For once, the pollsters are stumped. They have no idea who will win today’s New York City run-off elections, which will essentially decide the races for city comptroller and public advocate. Turnout will be so low, they say, that their phone surveys-which show John Liu leading David Yassky by a few percentage points in the comptroller contest, and Bill de Blasio and Mark Green in a dead heat for public advocate-can’t predict the results.Experts say the winners will be determined not by how people vote, but by which people vote.
“Turnout is going to be very low, so the premium is on organization, endorsements, and the ability of each side to get a few votes out,” said Lee Miringoff, director of the Marist College Poll. “It’s not an easy sell when you don’t have a marquee race like for mayor. These are lesser-known offices and not marquee names.”
Both comptroller candidates and de Blasio are City Council members who forsook re-election campaigns to instead seek higher office. Green was public advocate from 1994 through 2001 and is trying to return to that post, which he left because of term limits. Because the city’s electorate is solidly Democratic and the Republicans are not fielding strong candidates in either race, the run-off will determine who assumes the seats in January.
If Liu wins, he will become the highest-ranking Asian-American elected official east of the West Coast. His candidacy drew a large turnout of Asian-American voters in the Democratic primary, but he would not have finished first without strong support from other minority voters. Black and Latino voters who came to the polls on Sept. 15 to vote for a City Council candidate or for mayoral candidate William Thompson also cast votes for Liu, who was allied with those candidates.

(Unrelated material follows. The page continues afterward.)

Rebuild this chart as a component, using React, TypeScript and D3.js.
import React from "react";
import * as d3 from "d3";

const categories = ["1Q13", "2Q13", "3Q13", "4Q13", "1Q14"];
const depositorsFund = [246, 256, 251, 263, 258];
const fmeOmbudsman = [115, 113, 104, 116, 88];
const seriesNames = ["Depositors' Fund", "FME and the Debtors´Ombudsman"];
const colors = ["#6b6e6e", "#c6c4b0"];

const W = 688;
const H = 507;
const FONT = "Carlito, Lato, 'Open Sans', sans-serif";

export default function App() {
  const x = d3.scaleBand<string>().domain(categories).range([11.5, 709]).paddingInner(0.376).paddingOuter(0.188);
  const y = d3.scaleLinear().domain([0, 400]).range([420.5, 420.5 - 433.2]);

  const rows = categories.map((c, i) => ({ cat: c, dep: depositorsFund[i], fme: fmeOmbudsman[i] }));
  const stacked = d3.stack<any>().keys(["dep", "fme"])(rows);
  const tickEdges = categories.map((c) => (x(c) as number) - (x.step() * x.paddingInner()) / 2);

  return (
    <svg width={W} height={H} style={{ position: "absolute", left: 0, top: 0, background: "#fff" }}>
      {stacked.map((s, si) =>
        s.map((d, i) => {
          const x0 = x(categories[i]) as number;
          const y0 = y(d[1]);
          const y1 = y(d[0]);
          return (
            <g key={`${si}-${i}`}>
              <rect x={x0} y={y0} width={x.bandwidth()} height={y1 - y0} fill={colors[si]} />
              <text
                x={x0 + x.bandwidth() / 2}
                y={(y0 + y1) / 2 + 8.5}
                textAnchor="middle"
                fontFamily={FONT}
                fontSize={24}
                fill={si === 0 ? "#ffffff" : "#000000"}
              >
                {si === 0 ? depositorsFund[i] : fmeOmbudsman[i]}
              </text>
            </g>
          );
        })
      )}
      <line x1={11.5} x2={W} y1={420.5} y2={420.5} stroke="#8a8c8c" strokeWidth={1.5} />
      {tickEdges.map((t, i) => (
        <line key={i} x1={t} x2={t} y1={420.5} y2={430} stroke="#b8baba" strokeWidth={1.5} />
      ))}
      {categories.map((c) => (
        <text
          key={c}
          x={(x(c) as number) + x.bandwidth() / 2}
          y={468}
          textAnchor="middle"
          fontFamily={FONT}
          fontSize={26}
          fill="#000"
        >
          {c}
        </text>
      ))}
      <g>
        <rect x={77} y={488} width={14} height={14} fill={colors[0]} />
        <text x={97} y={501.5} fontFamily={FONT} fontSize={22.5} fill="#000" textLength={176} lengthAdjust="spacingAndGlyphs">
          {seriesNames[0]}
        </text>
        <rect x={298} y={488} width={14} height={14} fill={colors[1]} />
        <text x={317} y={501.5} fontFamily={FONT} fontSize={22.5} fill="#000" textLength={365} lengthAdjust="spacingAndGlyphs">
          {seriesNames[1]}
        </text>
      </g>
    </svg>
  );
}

Yassky, meanwhile, benefited from enhanced turnout in Manhattan for a contested primary for district attorney. Voters from the borough are largely white, liberal and Jewish, like Yassky.

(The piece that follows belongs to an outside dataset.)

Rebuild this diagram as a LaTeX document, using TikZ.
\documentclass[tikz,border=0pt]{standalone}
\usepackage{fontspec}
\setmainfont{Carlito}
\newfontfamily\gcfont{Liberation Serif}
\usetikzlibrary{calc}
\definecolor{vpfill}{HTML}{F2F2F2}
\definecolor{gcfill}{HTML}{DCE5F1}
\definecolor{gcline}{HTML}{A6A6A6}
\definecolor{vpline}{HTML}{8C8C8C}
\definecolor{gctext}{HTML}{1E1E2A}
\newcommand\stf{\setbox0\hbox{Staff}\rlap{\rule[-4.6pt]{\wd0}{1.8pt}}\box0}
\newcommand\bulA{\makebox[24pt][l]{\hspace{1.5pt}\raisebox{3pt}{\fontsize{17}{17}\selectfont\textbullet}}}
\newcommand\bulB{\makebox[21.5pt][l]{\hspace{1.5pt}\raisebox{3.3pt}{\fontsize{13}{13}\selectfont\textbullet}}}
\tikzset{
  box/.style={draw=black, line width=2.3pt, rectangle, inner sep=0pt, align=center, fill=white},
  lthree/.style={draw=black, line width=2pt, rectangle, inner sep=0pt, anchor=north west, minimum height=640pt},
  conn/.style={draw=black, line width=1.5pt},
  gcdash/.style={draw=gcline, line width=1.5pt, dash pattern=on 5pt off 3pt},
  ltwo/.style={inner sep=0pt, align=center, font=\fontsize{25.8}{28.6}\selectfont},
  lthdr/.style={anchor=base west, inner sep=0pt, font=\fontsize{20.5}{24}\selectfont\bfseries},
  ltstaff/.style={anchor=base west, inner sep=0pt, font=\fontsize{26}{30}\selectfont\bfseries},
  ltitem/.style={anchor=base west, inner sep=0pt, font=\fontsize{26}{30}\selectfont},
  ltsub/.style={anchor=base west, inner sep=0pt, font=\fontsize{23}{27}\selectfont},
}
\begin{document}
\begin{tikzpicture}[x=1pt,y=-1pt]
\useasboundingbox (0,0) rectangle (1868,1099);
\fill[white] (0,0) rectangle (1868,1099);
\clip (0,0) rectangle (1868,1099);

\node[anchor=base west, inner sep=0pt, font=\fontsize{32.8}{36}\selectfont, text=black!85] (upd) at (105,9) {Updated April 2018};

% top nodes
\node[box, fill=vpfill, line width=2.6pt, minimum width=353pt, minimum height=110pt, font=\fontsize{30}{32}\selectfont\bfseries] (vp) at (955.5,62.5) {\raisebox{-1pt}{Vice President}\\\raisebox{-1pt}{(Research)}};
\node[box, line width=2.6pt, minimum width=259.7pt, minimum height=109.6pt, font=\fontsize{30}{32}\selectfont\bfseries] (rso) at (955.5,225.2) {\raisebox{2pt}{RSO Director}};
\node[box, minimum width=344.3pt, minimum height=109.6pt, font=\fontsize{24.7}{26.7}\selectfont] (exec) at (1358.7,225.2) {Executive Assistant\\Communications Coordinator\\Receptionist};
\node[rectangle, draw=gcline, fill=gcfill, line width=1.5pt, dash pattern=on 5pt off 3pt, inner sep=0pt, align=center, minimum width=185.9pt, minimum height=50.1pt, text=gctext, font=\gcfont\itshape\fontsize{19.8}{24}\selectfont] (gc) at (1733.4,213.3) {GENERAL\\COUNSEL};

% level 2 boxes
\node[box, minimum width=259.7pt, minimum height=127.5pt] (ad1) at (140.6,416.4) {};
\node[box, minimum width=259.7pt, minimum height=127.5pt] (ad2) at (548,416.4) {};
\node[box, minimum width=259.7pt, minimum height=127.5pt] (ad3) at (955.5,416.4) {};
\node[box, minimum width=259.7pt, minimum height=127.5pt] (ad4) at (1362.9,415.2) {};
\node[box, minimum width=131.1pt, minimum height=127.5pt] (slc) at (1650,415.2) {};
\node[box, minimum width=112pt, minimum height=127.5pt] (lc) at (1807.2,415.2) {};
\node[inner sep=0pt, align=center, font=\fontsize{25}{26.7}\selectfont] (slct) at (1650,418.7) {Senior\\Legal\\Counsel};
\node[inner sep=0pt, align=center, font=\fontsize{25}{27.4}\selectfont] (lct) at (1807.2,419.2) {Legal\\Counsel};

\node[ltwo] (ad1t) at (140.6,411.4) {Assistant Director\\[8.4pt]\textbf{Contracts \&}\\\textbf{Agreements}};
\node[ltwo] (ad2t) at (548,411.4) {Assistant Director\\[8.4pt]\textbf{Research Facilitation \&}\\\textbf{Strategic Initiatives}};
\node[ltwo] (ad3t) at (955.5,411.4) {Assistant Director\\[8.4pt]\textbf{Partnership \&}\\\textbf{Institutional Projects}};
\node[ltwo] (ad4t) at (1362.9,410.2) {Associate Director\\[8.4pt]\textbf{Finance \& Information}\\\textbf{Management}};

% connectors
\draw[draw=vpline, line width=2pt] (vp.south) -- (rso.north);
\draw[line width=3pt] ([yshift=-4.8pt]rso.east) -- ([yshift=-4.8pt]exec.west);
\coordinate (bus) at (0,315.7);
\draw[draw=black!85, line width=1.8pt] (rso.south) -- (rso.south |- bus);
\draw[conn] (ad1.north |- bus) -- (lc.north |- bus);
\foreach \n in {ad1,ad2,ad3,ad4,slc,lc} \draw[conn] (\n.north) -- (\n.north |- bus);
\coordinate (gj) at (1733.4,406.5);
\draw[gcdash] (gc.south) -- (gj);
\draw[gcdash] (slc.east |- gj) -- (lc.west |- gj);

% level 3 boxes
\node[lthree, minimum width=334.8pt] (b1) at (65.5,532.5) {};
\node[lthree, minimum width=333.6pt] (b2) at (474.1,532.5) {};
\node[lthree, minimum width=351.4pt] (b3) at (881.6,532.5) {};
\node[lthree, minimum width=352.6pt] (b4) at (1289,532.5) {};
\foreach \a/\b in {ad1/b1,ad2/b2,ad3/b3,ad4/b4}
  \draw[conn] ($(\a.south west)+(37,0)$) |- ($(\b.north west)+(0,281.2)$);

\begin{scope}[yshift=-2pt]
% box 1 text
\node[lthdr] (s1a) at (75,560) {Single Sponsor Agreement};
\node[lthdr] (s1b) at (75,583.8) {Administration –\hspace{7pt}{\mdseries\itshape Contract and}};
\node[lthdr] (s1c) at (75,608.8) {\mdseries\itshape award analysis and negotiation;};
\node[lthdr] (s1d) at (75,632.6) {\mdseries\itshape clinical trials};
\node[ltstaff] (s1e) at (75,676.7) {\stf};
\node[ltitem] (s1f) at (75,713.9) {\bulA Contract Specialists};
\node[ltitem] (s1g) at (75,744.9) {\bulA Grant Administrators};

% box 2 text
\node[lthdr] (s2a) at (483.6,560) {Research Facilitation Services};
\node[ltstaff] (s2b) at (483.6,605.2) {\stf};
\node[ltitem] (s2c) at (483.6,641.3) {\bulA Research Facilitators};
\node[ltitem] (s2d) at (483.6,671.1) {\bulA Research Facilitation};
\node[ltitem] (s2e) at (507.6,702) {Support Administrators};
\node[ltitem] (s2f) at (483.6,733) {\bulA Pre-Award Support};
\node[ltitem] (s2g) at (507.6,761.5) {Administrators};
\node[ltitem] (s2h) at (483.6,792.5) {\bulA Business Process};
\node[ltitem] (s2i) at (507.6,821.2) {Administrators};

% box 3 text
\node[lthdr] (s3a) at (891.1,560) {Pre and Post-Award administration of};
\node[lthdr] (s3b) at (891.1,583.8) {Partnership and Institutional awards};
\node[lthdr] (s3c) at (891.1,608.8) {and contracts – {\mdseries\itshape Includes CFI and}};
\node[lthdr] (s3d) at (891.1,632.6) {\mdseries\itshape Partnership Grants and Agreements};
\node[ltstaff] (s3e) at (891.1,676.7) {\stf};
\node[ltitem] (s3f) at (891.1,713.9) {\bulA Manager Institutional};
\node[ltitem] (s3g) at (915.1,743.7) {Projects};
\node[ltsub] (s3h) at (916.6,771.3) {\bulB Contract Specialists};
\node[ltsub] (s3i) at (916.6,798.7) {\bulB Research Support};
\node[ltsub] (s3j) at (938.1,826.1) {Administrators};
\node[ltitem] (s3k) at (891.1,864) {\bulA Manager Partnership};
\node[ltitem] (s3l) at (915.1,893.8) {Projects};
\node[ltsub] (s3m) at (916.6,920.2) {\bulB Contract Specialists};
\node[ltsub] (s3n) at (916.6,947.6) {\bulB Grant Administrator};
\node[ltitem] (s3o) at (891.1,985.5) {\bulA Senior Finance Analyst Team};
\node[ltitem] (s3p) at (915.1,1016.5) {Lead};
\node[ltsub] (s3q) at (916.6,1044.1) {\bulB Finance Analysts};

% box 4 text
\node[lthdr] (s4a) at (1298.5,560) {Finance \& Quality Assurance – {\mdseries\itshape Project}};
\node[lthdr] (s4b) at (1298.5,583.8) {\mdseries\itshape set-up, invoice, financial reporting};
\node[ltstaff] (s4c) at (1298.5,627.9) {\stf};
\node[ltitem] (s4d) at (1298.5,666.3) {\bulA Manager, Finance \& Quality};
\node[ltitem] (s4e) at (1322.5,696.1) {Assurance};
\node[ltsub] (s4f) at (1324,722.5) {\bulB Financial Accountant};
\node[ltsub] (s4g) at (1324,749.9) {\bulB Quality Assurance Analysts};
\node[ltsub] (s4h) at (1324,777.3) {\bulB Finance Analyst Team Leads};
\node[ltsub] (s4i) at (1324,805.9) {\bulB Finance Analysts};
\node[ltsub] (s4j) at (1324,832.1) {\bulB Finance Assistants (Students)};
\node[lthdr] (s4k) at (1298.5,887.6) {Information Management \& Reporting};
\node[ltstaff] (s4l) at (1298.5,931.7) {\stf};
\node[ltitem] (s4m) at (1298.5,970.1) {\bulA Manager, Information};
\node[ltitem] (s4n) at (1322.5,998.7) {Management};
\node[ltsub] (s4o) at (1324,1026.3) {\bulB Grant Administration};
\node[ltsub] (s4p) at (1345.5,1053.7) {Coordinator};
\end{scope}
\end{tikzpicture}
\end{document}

For both candidates, the run-off presents a different set of circumstances.
“Asians who came out to vote for Liu are going to come out [again today], but what about everyone else? There are no black or Hispanic candidates,” noted Jerry Skurnik, a partner in political consulting firm Prime NY. “Can his organization, the Working Families Party, the unions and political clubs supporting him pull out those votes again?”

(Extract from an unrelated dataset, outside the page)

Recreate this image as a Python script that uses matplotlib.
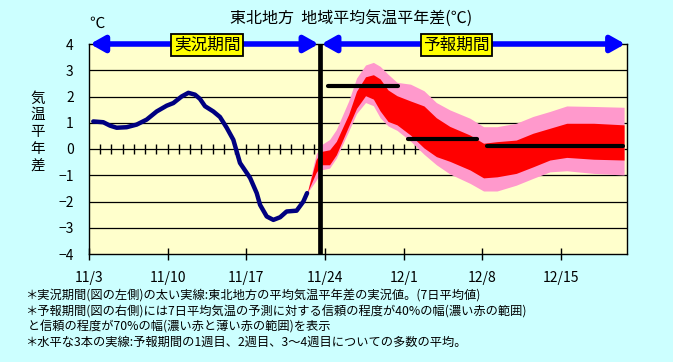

Yassky, of Brooklyn, has less institutional support than Liu and is relying more on individually motivated voters who share his politics and demographics. “For Yassky, will white Jewish liberals come out to vote again without [the draw of] a Manhattan district attorney race, or a mayoral race?
To some extent, the same calculus applies in the public advocate run-off. de Blasio, of Brooklyn, has many of the same institutional supporters as Liu, while Green’s voters are similar to Yassky’s. The major difference is that MrGreen has a longer history in city politics than Yassky and is better-known to voters. Yassky relies more on his campaign organization that Green does.
“I don’t think anyone has any real idea what the turnout’s going to be, and what the ethnic and gender and geographic breakdown’s going to be,” said Skurnik.
The turnout percentage citywide barely cracked double figures on Sept. 15 and it could drop into single digits on today. “It’s a sleeper runoff,” Miringoff said. “You’re talking about hard-core Democrats voting at this point.”
The winner, he joked, could come down to this: “Who has the largest family of all the candidates?”
The comptroller candidates are seeking the seat held for the last eight years by Thompson, while the public advocate hopefuls are trying to succeed Betsy Gotbaum. Thompson and Gotbaum decided not to run for a third and final term.
Both offices serve as a check on the mayor, and while the public advocate is second in line to the mayoralty, the comptroller commands a far larger staff and has vast responsibilities to watch over the city’s finances and public pension funds. The public advocate is an ombudsman of sorts, can introduce bills and presides over City Council meetings, but can only vote to break ties in the council.